Start of Extracted records

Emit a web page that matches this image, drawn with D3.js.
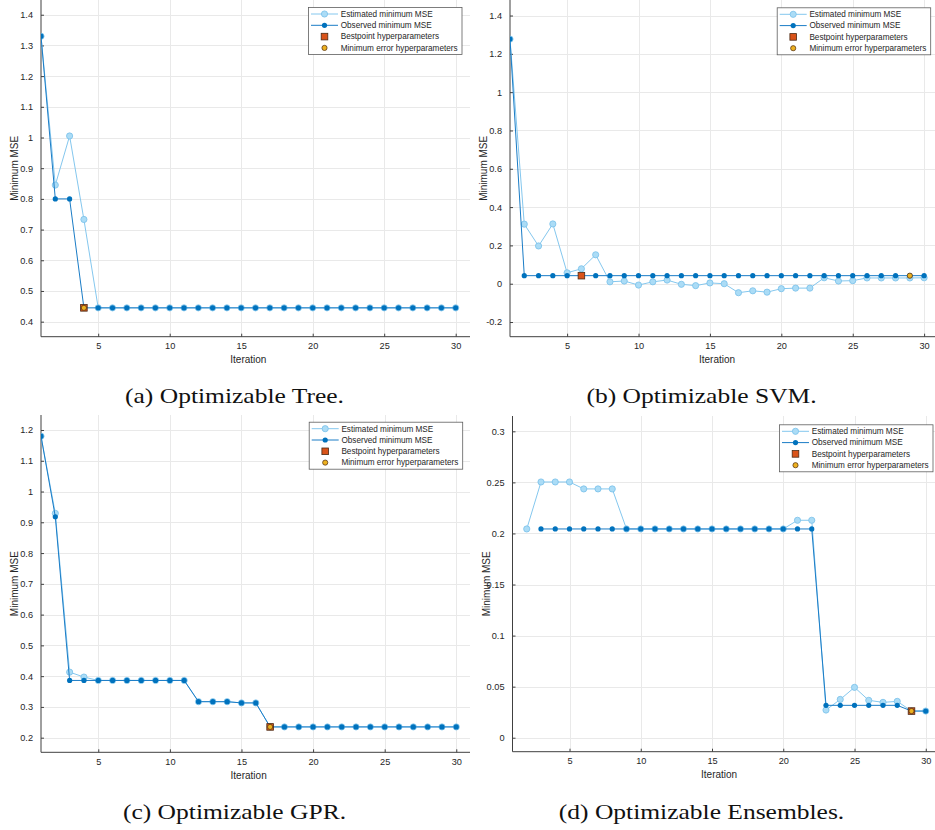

End of Extracted records
Start of Extracted records

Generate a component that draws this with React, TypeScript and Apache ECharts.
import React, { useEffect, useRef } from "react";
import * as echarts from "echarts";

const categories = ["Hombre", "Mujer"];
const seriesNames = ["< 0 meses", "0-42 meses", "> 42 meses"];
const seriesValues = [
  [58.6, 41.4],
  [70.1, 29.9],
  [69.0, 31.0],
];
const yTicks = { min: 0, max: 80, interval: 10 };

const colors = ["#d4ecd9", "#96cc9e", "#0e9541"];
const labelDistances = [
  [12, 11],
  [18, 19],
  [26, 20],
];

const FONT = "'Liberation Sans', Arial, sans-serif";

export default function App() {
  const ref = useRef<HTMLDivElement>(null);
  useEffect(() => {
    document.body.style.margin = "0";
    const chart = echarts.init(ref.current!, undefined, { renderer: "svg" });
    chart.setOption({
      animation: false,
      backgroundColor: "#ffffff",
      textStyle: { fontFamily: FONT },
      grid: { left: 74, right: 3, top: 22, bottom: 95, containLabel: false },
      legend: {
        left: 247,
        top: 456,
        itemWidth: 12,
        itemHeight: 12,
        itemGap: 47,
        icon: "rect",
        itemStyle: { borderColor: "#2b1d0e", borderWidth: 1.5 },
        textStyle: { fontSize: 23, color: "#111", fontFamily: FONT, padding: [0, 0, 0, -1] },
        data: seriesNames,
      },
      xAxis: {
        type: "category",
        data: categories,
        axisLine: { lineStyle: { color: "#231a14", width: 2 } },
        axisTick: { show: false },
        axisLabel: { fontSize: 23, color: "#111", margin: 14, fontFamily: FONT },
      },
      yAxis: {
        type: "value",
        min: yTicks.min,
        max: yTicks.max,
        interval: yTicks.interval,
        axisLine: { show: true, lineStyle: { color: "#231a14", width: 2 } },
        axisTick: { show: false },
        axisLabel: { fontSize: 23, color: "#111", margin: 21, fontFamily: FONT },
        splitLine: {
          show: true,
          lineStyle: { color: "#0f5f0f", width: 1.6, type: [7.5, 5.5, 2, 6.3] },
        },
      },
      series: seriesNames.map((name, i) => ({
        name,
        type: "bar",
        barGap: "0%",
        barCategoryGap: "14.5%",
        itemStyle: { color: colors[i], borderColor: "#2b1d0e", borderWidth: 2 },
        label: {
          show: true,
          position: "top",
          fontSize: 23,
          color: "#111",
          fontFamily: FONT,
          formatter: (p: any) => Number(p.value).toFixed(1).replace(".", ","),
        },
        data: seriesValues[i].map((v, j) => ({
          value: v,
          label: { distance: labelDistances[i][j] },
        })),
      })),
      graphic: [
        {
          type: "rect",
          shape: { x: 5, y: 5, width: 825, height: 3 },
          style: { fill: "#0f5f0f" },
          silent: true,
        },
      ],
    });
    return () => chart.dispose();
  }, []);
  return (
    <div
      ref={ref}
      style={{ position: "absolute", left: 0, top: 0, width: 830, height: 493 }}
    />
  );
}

End of Extracted records

Both the line with "Generate a component" and the line with "import * as" belong in the extract, along with every line between them; set down those lines exactly and only.

Generate a component that draws this with React, TypeScript and Apache ECharts.
import React, { useEffect, useRef } from "react";
import * as echarts from "echarts";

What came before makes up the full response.